## Required work
Reply with one number: the count of lines in the records below that hold "this".

+++ Supplied material

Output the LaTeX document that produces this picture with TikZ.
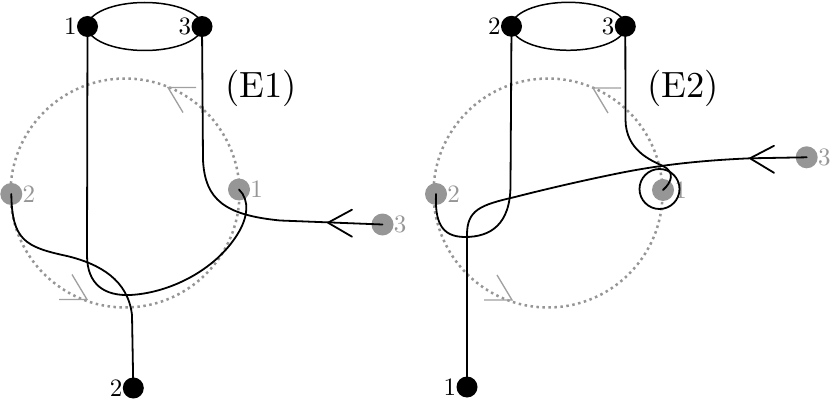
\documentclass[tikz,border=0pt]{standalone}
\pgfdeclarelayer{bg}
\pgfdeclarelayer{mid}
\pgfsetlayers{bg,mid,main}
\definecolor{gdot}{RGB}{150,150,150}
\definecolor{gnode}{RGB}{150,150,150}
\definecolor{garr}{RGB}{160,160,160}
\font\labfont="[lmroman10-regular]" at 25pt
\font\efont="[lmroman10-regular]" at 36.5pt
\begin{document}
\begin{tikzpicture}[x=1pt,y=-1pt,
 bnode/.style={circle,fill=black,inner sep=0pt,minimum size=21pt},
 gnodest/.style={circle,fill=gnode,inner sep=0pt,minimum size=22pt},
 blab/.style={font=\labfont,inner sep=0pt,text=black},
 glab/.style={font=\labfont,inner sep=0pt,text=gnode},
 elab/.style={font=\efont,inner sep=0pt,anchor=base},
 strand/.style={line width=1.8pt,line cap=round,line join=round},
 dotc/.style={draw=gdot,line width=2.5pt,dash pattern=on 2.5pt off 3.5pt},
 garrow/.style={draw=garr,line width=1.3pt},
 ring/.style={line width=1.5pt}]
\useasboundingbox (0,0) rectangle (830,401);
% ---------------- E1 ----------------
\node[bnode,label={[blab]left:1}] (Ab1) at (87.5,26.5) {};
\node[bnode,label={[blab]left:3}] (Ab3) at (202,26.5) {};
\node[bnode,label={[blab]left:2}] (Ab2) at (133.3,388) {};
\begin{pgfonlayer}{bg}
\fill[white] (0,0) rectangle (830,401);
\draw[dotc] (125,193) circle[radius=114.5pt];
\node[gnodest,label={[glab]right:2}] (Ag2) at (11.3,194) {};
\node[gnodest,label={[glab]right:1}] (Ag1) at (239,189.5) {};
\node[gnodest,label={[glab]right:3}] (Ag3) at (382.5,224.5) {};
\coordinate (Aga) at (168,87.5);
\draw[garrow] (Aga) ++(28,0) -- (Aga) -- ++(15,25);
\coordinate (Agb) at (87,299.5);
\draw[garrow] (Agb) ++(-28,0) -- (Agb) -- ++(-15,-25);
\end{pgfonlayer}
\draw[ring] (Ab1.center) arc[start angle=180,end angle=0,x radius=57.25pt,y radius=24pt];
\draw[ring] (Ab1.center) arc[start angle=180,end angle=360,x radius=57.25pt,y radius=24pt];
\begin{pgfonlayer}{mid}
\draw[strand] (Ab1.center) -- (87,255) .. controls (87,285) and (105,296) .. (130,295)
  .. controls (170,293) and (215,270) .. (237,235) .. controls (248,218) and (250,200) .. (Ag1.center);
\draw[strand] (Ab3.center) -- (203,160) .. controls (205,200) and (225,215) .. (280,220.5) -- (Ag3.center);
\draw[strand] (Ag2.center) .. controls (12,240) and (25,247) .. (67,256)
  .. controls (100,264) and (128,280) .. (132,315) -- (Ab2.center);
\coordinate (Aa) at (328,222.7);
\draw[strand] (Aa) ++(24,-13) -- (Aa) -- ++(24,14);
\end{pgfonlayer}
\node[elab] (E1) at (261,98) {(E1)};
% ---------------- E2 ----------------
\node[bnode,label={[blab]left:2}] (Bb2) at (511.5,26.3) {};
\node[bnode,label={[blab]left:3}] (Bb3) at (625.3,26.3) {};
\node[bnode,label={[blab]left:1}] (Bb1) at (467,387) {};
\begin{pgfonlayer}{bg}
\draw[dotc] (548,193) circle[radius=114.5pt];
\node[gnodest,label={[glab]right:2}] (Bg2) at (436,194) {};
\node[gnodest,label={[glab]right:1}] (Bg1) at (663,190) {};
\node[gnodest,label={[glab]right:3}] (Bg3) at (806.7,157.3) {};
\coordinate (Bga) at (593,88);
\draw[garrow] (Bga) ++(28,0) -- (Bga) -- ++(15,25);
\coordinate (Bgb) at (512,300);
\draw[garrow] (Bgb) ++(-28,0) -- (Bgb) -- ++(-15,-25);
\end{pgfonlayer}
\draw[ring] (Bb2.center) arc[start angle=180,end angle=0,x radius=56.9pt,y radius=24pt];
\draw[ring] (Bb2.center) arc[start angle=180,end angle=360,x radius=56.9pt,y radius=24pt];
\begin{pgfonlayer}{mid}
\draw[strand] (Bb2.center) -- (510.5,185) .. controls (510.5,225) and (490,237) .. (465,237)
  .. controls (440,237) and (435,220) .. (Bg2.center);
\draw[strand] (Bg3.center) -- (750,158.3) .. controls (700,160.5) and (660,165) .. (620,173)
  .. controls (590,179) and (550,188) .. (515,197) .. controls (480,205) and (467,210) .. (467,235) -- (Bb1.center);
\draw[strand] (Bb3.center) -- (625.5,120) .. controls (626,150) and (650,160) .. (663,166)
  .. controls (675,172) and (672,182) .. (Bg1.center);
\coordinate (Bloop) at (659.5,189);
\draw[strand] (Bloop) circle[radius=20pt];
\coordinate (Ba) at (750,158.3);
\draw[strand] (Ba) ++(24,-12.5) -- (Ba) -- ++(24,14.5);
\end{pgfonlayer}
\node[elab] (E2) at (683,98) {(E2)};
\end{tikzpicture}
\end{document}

++++++
+++ Supplied material

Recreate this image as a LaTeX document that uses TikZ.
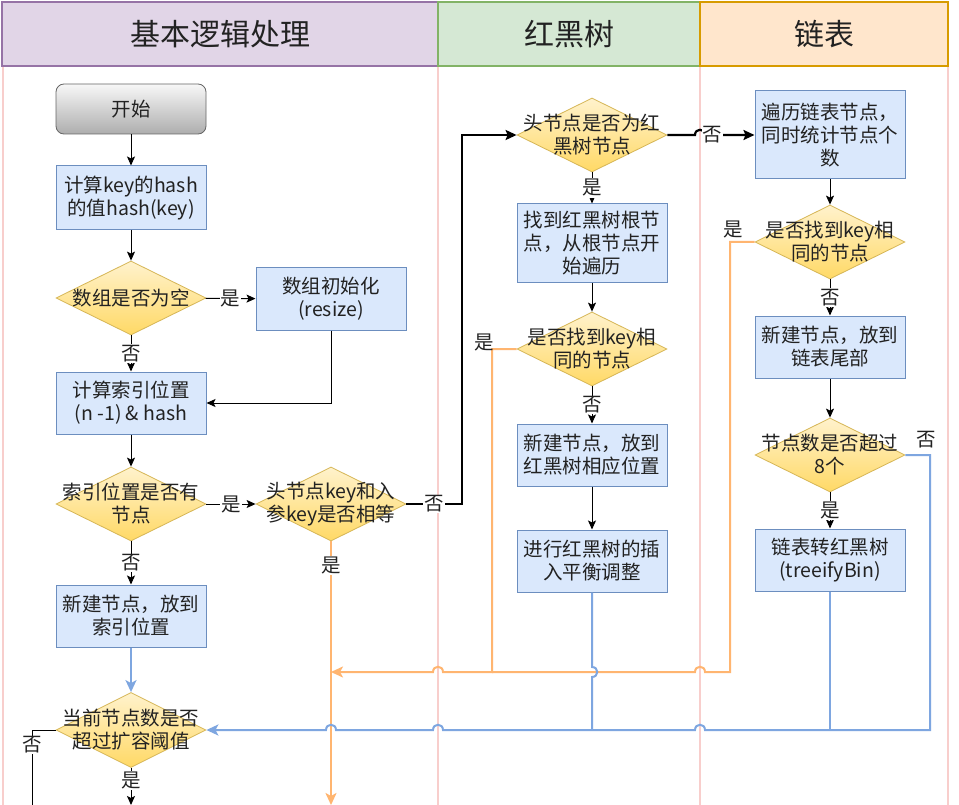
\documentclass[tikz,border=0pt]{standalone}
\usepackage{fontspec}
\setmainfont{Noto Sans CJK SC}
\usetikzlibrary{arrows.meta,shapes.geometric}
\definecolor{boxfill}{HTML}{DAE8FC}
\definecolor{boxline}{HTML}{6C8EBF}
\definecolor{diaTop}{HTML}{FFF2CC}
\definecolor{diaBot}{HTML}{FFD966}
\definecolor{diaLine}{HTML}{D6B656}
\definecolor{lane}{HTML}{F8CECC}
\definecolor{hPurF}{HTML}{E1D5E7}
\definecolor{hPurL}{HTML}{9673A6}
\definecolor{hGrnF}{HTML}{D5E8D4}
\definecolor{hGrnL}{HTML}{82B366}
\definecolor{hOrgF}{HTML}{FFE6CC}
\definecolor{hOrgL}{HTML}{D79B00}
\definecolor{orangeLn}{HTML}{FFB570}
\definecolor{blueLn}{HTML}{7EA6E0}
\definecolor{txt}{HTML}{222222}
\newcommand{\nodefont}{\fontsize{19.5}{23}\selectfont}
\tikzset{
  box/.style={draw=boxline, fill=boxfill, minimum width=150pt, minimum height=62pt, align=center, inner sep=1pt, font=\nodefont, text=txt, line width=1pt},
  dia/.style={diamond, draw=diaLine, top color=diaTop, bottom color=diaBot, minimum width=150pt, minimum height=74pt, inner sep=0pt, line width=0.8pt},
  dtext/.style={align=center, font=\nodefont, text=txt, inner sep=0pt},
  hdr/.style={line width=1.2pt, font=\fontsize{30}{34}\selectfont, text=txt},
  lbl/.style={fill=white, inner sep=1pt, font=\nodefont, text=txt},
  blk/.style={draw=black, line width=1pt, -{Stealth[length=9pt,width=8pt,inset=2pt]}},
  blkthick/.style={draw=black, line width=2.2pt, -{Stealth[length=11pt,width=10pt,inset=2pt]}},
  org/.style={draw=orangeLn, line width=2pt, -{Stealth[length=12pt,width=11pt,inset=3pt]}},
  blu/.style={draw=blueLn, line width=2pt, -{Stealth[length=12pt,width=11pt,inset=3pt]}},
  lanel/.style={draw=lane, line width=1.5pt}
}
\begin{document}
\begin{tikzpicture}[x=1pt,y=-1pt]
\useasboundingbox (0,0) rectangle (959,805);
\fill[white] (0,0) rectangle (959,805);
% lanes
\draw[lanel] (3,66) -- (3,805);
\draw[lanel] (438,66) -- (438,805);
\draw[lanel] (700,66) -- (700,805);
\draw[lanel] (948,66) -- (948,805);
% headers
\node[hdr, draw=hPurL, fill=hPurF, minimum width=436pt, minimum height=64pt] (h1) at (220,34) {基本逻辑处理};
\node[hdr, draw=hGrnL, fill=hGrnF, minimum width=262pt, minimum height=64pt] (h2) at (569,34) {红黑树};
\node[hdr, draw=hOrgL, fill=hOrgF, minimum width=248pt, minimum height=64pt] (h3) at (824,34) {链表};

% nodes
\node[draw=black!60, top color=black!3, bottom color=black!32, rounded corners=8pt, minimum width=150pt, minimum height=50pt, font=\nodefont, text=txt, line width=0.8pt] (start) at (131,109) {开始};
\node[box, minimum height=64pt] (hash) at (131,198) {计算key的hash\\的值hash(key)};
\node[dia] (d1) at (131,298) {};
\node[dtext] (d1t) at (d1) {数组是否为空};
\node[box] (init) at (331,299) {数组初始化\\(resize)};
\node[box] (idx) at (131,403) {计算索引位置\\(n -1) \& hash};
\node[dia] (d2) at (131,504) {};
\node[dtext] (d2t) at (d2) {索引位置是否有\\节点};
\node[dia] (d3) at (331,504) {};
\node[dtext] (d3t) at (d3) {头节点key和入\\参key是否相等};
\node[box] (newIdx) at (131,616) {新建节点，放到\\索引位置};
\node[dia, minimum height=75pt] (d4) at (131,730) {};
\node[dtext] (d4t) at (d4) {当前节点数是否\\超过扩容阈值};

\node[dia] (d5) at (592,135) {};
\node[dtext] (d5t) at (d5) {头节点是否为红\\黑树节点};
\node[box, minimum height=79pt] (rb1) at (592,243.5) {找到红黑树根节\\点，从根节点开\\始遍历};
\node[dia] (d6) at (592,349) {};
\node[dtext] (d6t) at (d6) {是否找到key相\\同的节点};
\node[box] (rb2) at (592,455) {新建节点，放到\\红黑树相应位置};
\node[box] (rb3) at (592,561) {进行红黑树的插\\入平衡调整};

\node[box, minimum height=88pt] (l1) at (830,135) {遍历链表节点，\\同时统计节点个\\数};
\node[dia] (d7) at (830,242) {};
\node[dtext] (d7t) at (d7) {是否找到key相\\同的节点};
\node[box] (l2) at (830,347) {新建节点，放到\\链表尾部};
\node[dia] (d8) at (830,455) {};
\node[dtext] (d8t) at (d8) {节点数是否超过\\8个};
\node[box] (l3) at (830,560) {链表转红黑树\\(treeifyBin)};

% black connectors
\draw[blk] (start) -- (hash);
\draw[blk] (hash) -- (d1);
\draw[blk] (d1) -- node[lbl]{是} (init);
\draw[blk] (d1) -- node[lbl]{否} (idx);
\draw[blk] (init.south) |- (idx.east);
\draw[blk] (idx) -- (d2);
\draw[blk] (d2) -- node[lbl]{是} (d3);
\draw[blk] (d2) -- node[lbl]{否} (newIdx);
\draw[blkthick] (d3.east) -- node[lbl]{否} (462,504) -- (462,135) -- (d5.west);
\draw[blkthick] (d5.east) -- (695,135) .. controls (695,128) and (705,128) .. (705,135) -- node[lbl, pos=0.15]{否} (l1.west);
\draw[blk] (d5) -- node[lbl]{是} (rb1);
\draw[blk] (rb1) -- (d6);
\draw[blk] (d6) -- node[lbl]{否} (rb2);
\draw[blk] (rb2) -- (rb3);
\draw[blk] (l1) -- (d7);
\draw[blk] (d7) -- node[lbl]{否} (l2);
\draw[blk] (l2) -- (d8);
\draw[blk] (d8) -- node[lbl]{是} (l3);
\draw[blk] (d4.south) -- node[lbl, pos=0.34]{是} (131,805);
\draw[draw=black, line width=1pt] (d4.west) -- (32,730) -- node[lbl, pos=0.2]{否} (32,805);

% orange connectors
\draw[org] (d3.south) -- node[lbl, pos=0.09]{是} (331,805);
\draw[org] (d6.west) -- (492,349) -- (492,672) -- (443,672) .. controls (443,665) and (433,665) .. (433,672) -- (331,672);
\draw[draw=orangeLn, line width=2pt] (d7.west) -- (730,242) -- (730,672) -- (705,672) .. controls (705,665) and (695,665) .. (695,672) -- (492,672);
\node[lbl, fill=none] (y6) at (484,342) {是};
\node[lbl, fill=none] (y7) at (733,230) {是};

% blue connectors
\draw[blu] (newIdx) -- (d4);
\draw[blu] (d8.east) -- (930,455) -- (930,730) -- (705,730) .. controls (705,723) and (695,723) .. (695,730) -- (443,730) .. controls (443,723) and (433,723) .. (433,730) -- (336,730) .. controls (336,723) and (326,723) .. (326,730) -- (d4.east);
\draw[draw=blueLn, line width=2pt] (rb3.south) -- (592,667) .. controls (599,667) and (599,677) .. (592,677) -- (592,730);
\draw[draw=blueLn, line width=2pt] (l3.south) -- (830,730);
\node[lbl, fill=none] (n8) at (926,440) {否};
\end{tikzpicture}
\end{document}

++++++

## Answer
2